A view of the Trans-Alaska Pipeline, from the northern Brooks Range, Alaska. The rocks in the background produce oil on the North Slope. (United States Geological Survey)

Need a good indication of the Department of the Interior’s current priorities? It’s keeping 800 employees active during the government shutdown for the express purpose of processing new oil drilling applications and pushing forward with plans to drill in the Alaska National Wildlife Refuge.

“While the shutdown scorches our public lands, wildlife, and everyday Americans’ livelihoods, [Acting Interior Secretary] David Bernhardt is still making sure oil and gas special interests get through this shutdown unscathed,” wrote Chris Saeger, executive director of the conservation nonprofit Western Values Project, in a statement. “Our national parks, special places that our government has pledged to protect forever, are being pillaged while precious taxpayer funding is going to protect industry operations. Like his predecessor before him, Bernhardt is tipping the scale and putting special interests above the rest of us.”

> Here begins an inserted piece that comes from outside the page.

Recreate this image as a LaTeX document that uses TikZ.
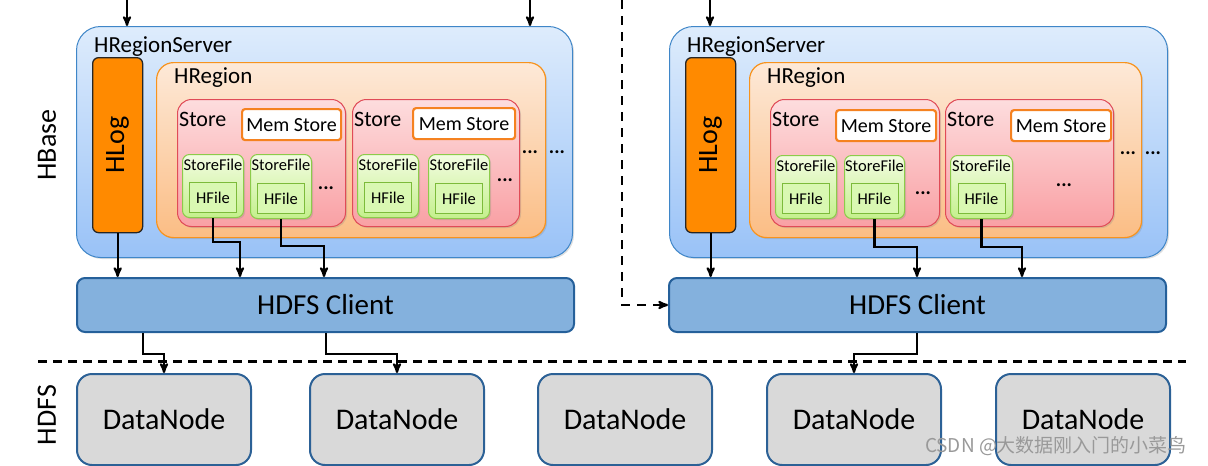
\documentclass[tikz,border=0pt]{standalone}
\usepackage{fontspec}
\setmainfont{Carlito}
\newfontfamily\cjkfont{Noto Sans CJK SC}
\usepackage{tikz}
\usetikzlibrary{arrows,shadows}
\definecolor{srvborder}{HTML}{3F86C8}
\definecolor{srvtop}{HTML}{DEECFC}
\definecolor{srvbot}{HTML}{99C2F7}
\definecolor{logorange}{HTML}{FF8A00}
\definecolor{regborder}{HTML}{F7931E}
\definecolor{regtop}{HTML}{FDE9D8}
\definecolor{regbot}{HTML}{FBBD84}
\definecolor{storeborder}{HTML}{E04B57}
\definecolor{storetop}{HTML}{FDDDDE}
\definecolor{storebot}{HTML}{F9A0A4}
\definecolor{memorange}{HTML}{F58220}
\definecolor{sfborder}{HTML}{8CCB4A}
\definecolor{sftop}{HTML}{F3FCE2}
\definecolor{sfbot}{HTML}{C4F08C}
\definecolor{hfborder}{HTML}{7CBB3A}
\definecolor{hffill}{HTML}{D9F8B2}
\definecolor{clientfill}{HTML}{84B1DD}
\definecolor{clientborder}{HTML}{25609A}
\definecolor{dngray}{HTML}{D9D9D9}
\definecolor{dnborder}{HTML}{2C6196}

\begin{document}
\begin{tikzpicture}[x=1pt,y=-1pt,>=stealth',
  nw/.style={anchor=north west,inner sep=0pt},
  soft shadow/.style={drop shadow={opacity=0.25,shadow xshift=1.5pt,shadow yshift=-1.5pt}},
  server node/.style={nw,draw=srvborder,line width=1pt,rounded corners=24pt,top color=srvtop,bottom color=srvbot,soft shadow},
  log node/.style={nw,draw=black!85,line width=1.3pt,fill=logorange,rounded corners=6pt},
  region node/.style={nw,draw=regborder,line width=1.2pt,rounded corners=17pt,top color=regtop,bottom color=regbot,soft shadow},
  store node/.style={nw,draw=storeborder,line width=1pt,rounded corners=14pt,top color=storetop,bottom color=storebot,soft shadow},
  mem node/.style={nw,draw=memorange,line width=2.2pt,fill=white,rounded corners=3pt,font=\fontsize{20pt}{22pt}\selectfont},
  file node/.style={nw,draw=sfborder,line width=1pt,rounded corners=7pt,top color=sftop,bottom color=sfbot,soft shadow},
  hfile node/.style={draw=hfborder,line width=0.8pt,fill=hffill,inner sep=0pt,minimum width=47pt,minimum height=30pt,font=\fontsize{16.5pt}{18pt}\selectfont},
  client node/.style={nw,draw=clientborder,line width=2pt,fill=clientfill,rounded corners=8pt,minimum height=54pt,font=\fontsize{29pt}{31pt}\selectfont},
  data node/.style={nw,draw=dnborder,line width=2pt,fill=dngray,rounded corners=15pt,minimum width=174pt,minimum height=91pt,font=\fontsize{30pt}{32pt}\selectfont},
  title/.style={anchor=west,inner sep=0pt,font=\fontsize{23pt}{25pt}\selectfont},
  store title/.style={anchor=west,inner sep=0pt,font=\fontsize{22pt}{24pt}\selectfont},
  file title/.style={inner sep=0pt,font=\fontsize{16.5pt}{18pt}\selectfont},
  side label/.style={rotate=90,inner sep=0pt,font=\fontsize{28pt}{30pt}\selectfont},
  dots/.style={inner sep=0pt,font=\fontsize{20pt}{22pt}\selectfont\bfseries},
  wire/.style={->,line width=2.2pt},
  dash wire/.style={->,line width=2.2pt,dash pattern=on 9pt off 7pt},
  sep line/.style={line width=3pt,dash pattern=on 9pt off 6pt},
  watermark/.style={inner sep=0pt,text=black!40,font=\fontsize{19pt}{21pt}\cjkfont}]
  \useasboundingbox (0,0) rectangle (1208,466);

  \node[side label] (hbase) at (47,145) {HBase};
  \node[side label] (hdfs) at (47,415) {HDFS};

  % left region server
  \node[server node, minimum width=496pt, minimum height=231pt] (srv1) at (76,26) {};
  \node[title] (srv1t) at (94,47) {HRegionServer};
  \node[log node, minimum width=50pt, minimum height=175pt] (log1) at (92,57) {};
  \node[side label] (log1t) at (log1.center) {HLog};
  \node[region node, minimum width=389pt, minimum height=175pt] (reg1) at (156,62) {};
  \node[title] (reg1t) at (174,78) {HRegion};

  \node[store node, minimum width=168pt, minimum height=127pt] (st11) at (177,99) {};
  \node[store title] (st11t) at (179,119) {Store};
  \node[mem node, minimum width=99pt, minimum height=31pt] (mem11) at (241,108) {Mem Store};
  \node[file node, minimum width=61pt, minimum height=63pt] (sf111) at (182,154) {};
  \node[file title, below=5pt] (sf111t) at (sf111.north) {StoreFile};
  \node[hfile node, above=5pt] (hf111) at (sf111.south) {HFile};
  \node[file node, minimum width=61pt, minimum height=64pt] (sf112) at (250,154) {};
  \node[file title, below=5pt] (sf112t) at (sf112.north) {StoreFile};
  \node[hfile node, above=5pt] (hf112) at (sf112.south) {HFile};
  \node[dots] (dt11) at (326,188) {...};

  \node[store node, minimum width=167pt, minimum height=127pt] (st12) at (352,99) {};
  \node[store title] (st12t) at (354,119) {Store};
  \node[mem node, minimum width=102pt, minimum height=31pt] (mem12) at (412,107) {Mem Store};
  \node[file node, minimum width=61pt, minimum height=63pt] (sf121) at (357,154) {};
  \node[file title, below=5pt] (sf121t) at (sf121.north) {StoreFile};
  \node[hfile node, above=5pt] (hf121) at (sf121.south) {HFile};
  \node[file node, minimum width=61pt, minimum height=64pt] (sf122) at (428,154) {};
  \node[file title, below=5pt] (sf122t) at (sf122.north) {StoreFile};
  \node[hfile node, above=5pt] (hf122) at (sf122.south) {HFile};
  \node[dots] (dt12) at (505,180) {...};
  \node[dots] (dt13) at (530,152) {...};
  \node[dots] (dt14) at (557,152) {...};

  % right region server
  \node[server node, minimum width=498pt, minimum height=231pt] (srv2) at (669,26) {};
  \node[title] (srv2t) at (687,47) {HRegionServer};
  \node[log node, minimum width=50pt, minimum height=175pt] (log2) at (685,57) {};
  \node[side label] (log2t) at (log2.center) {HLog};
  \node[region node, minimum width=392pt, minimum height=175pt] (reg2) at (749,62) {};
  \node[title] (reg2t) at (767,78) {HRegion};

  \node[store node, minimum width=169pt, minimum height=127pt] (st21) at (770,99) {};
  \node[store title] (st21t) at (772,119) {Store};
  \node[mem node, minimum width=100pt, minimum height=31pt] (mem21) at (835,109) {Mem Store};
  \node[file node, minimum width=61pt, minimum height=63pt] (sf211) at (775,155) {};
  \node[file title, below=5pt] (sf211t) at (sf211.north) {StoreFile};
  \node[hfile node, above=5pt] (hf211) at (sf211.south) {HFile};
  \node[file node, minimum width=60pt, minimum height=63pt] (sf212) at (844,155) {};
  \node[file title, below=5pt] (sf212t) at (sf212.north) {StoreFile};
  \node[hfile node, above=5pt] (hf212) at (sf212.south) {HFile};
  \node[dots] (dt21) at (923,193) {...};

  \node[store node, minimum width=168pt, minimum height=127pt] (st22) at (945,99) {};
  \node[store title] (st22t) at (947,119) {Store};
  \node[mem node, minimum width=100pt, minimum height=31pt] (mem22) at (1010,109) {Mem Store};
  \node[file node, minimum width=62pt, minimum height=63pt] (sf221) at (950,155) {};
  \node[file title, below=5pt] (sf221t) at (sf221.north) {StoreFile};
  \node[hfile node, above=5pt] (hf221) at (sf221.south) {HFile};
  \node[dots] (dt22) at (1064,185) {...};
  \node[dots] (dt23) at (1128,153) {...};
  \node[dots] (dt24) at (1153,153) {...};

  % hdfs clients and datanodes
  \node[client node, minimum width=497pt] (cl1) at (76,277) {HDFS Client};
  \node[client node, minimum width=497pt] (cl2) at (668,277) {HDFS Client};
  \foreach \x/\n in {76/1,309/2,537/3,766/4,995/5}
    \node[data node] (dn\n) at (\x,373) {DataNode};

  \coordinate (sepL) at (38,361);
  \coordinate (sepR) at (1186,361);
  \draw[sep line] (sepL) -- (sepR);

  % connectors
  \coordinate (in1) at (127,0);
  \coordinate (in2) at (530,0);
  \coordinate (in3) at (710,0);
  \coordinate (in4) at (622,0);
  \draw[wire] (in1) -- (in1 |- srv1.north);
  \draw[wire] (in2) -- (in2 |- srv1.north);
  \draw[wire] (in3) -- (in3 |- srv2.north);
  \draw[dash wire] (in4) |- (cl2.west);

  \draw[wire] (log1.south) -- (log1.south |- cl1.north);
  \draw[wire] (sf111.south) -- ++(0,24) -| ([xshift=164pt]cl1.north west);
  \draw[wire] (sf112.south) -- ++(0,27) -| ([xshift=248pt]cl1.north west);
  \draw[wire] (log2.south) -- (log2.south |- cl2.north);
  \draw[wire] (sf212.south) -- ++(0,28) -| ([xshift=249pt]cl2.north west);
  \draw[wire] (sf221.south) -- ++(0,28) -| ([xshift=354pt]cl2.north west);

  \draw[wire] ([xshift=67pt]cl1.south west) -- ++(0,21) -| (dn1.north);
  \draw[wire] ([xshift=250pt]cl1.south west) -- ++(0,21) -| (dn2.north);
  \draw[wire] ([xshift=249pt]cl2.south west) -- ++(0,21) -| (dn4.north);

  \node[watermark] (wm) at (1056,446) {CSDN @大数据刚入门的小菜鸟};
\end{tikzpicture}
\end{document}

Eight-hundred of the 2,300 Bureau of Land Management staff who remain on duty during the shutdown are dedicated to serving the oil and gas industries. Additionally, it appears as if furloughed staff, who are specifically banned from performing business functions during the shutdown, are selectively remaining active to work on issues related to drilling in ANWR. Alaska Public Media discovered that one BLM employee sent emails to schedule meetings related to the ANWR drilling environmental review process on January 3, yet responded to other inquiries with an auto response stating: “Due to the lapse in funding of the federal government budget, I am out of the office. I am not authorized to work during this time, but will respond to your email when I return to the office.”

This is particularly problematic because that review process is supposed to be transparent and facilitate public input. But right now, BLM staff are not available to answer the public’s questions and public input meetings are being scheduled with as little as one day’s notice—not nearly enough time in general, but specifically a problem in Alaska, during the winter. 

And that’s caught the attention of House Natural Resources Committee Chairperson Raúl Grijalva, who on Monday wrote to Bernhardt with his concerns. “Asking people to comment on two major development processes in the Arctic with huge potential environmental and human consequences without anyone in the agency able to answer questions defeats the purpose of the public participation process,” he wrote in the letter. He went on to request that Bernhardt provide details on who’s funding this work and under what authorization to his office by Friday. 

Western Values points out that this isn’t the first time Bernhardt’s DOI has directed staff to prioritize the oil and gas industry at a time when other government work isn’t being conducted. In 2017, two Bureau of Safety and Environmental Enforcement employees were asked to work over Christmas in order to speed well permitting for a former lobbying client of Bernhardt’s. In an email obtained under the Freedom of Information Act, DOI press secretary Heather Swift called that a “nice Christmas present.”